(begin)

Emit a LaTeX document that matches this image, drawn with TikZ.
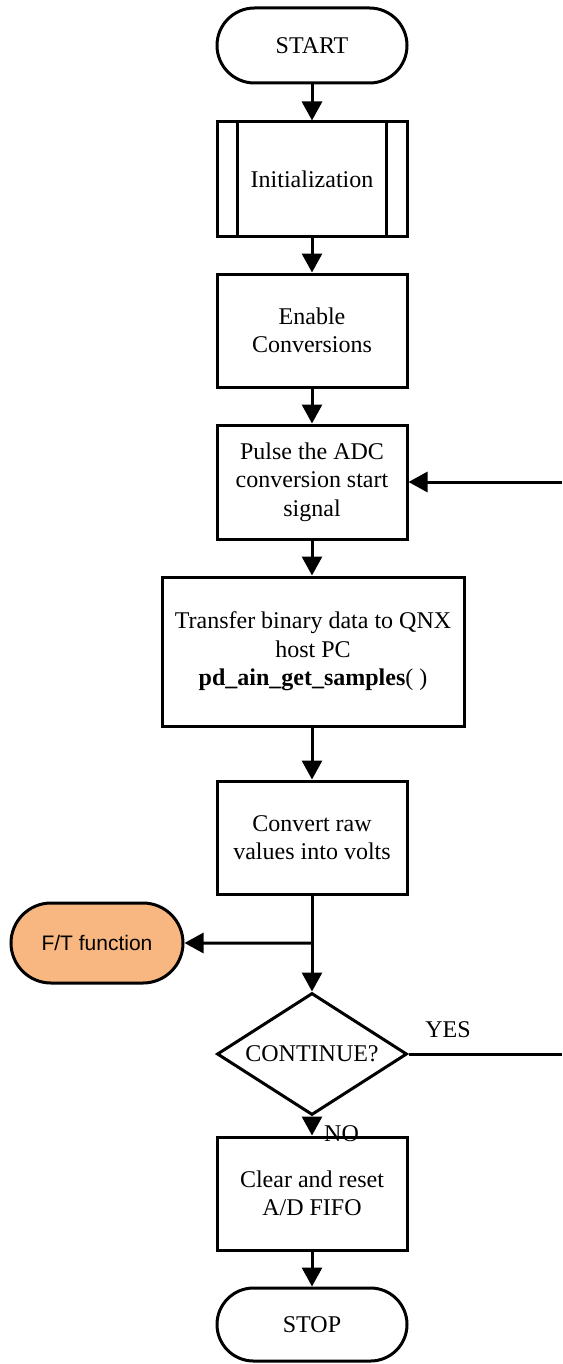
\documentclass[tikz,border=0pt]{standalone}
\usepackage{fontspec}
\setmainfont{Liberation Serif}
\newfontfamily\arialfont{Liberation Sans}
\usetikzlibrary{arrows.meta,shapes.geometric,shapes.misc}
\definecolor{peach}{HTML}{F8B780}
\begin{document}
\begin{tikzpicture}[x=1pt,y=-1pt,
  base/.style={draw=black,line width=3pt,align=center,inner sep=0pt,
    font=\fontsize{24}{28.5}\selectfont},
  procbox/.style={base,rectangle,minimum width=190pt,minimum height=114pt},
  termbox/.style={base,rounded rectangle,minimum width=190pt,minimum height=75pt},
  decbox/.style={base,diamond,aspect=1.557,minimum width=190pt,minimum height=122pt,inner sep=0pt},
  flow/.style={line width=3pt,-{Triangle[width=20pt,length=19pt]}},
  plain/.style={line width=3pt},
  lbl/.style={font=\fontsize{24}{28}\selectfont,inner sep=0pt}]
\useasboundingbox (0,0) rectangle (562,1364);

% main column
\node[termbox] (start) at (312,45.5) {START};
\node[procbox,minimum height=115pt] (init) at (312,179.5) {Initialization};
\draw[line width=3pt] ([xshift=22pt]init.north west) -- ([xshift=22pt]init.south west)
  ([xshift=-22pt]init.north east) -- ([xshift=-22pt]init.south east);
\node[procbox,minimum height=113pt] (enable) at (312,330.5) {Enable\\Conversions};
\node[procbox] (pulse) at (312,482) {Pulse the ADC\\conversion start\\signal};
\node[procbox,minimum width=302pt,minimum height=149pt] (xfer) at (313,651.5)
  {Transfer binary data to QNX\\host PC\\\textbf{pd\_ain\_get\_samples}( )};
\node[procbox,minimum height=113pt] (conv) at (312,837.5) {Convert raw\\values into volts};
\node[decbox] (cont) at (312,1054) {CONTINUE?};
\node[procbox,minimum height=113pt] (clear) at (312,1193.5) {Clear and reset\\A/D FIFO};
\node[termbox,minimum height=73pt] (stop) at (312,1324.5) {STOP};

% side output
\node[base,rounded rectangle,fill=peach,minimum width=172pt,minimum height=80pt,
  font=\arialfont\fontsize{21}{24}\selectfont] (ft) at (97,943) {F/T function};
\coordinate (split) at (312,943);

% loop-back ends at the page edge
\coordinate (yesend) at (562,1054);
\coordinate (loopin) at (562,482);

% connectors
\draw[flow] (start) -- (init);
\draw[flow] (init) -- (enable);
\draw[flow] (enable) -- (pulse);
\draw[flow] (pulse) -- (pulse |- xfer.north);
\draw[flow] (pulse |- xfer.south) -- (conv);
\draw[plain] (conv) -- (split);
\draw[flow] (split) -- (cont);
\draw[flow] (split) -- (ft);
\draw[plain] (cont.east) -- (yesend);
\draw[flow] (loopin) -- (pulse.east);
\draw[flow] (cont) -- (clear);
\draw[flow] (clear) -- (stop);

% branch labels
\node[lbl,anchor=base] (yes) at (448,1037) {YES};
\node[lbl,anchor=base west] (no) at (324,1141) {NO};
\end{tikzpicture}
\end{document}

(end)

*Job*: Print the complete listing exactly, apart from any pictures.

*Response to the exercise*:
Emit a LaTeX document that matches this image, drawn with TikZ.
\documentclass[tikz,border=0pt]{standalone}
\usepackage{fontspec}
\setmainfont{Liberation Serif}
\newfontfamily\arialfont{Liberation Sans}
\usetikzlibrary{arrows.meta,shapes.geometric,shapes.misc}
\definecolor{peach}{HTML}{F8B780}
\begin{document}
\begin{tikzpicture}[x=1pt,y=-1pt,
  base/.style={draw=black,line width=3pt,align=center,inner sep=0pt,
    font=\fontsize{24}{28.5}\selectfont},
  procbox/.style={base,rectangle,minimum width=190pt,minimum height=114pt},
  termbox/.style={base,rounded rectangle,minimum width=190pt,minimum height=75pt},
  decbox/.style={base,diamond,aspect=1.557,minimum width=190pt,minimum height=122pt,inner sep=0pt},
  flow/.style={line width=3pt,-{Triangle[width=20pt,length=19pt]}},
  plain/.style={line width=3pt},
  lbl/.style={font=\fontsize{24}{28}\selectfont,inner sep=0pt}]
\useasboundingbox (0,0) rectangle (562,1364);

% main column
\node[termbox] (start) at (312,45.5) {START};
\node[procbox,minimum height=115pt] (init) at (312,179.5) {Initialization};
\draw[line width=3pt] ([xshift=22pt]init.north west) -- ([xshift=22pt]init.south west)
  ([xshift=-22pt]init.north east) -- ([xshift=-22pt]init.south east);
\node[procbox,minimum height=113pt] (enable) at (312,330.5) {Enable\\Conversions};
\node[procbox] (pulse) at (312,482) {Pulse the ADC\\conversion start\\signal};
\node[procbox,minimum width=302pt,minimum height=149pt] (xfer) at (313,651.5)
  {Transfer binary data to QNX\\host PC\\\textbf{pd\_ain\_get\_samples}( )};
\node[procbox,minimum height=113pt] (conv) at (312,837.5) {Convert raw\\values into volts};
\node[decbox] (cont) at (312,1054) {CONTINUE?};
\node[procbox,minimum height=113pt] (clear) at (312,1193.5) {Clear and reset\\A/D FIFO};
\node[termbox,minimum height=73pt] (stop) at (312,1324.5) {STOP};

% side output
\node[base,rounded rectangle,fill=peach,minimum width=172pt,minimum height=80pt,
  font=\arialfont\fontsize{21}{24}\selectfont] (ft) at (97,943) {F/T function};
\coordinate (split) at (312,943);

% loop-back ends at the page edge
\coordinate (yesend) at (562,1054);
\coordinate (loopin) at (562,482);

% connectors
\draw[flow] (start) -- (init);
\draw[flow] (init) -- (enable);
\draw[flow] (enable) -- (pulse);
\draw[flow] (pulse) -- (pulse |- xfer.north);
\draw[flow] (pulse |- xfer.south) -- (conv);
\draw[plain] (conv) -- (split);
\draw[flow] (split) -- (cont);
\draw[flow] (split) -- (ft);
\draw[plain] (cont.east) -- (yesend);
\draw[flow] (loopin) -- (pulse.east);
\draw[flow] (cont) -- (clear);
\draw[flow] (clear) -- (stop);

% branch labels
\node[lbl,anchor=base] (yes) at (448,1037) {YES};
\node[lbl,anchor=base west] (no) at (324,1141) {NO};
\end{tikzpicture}
\end{document}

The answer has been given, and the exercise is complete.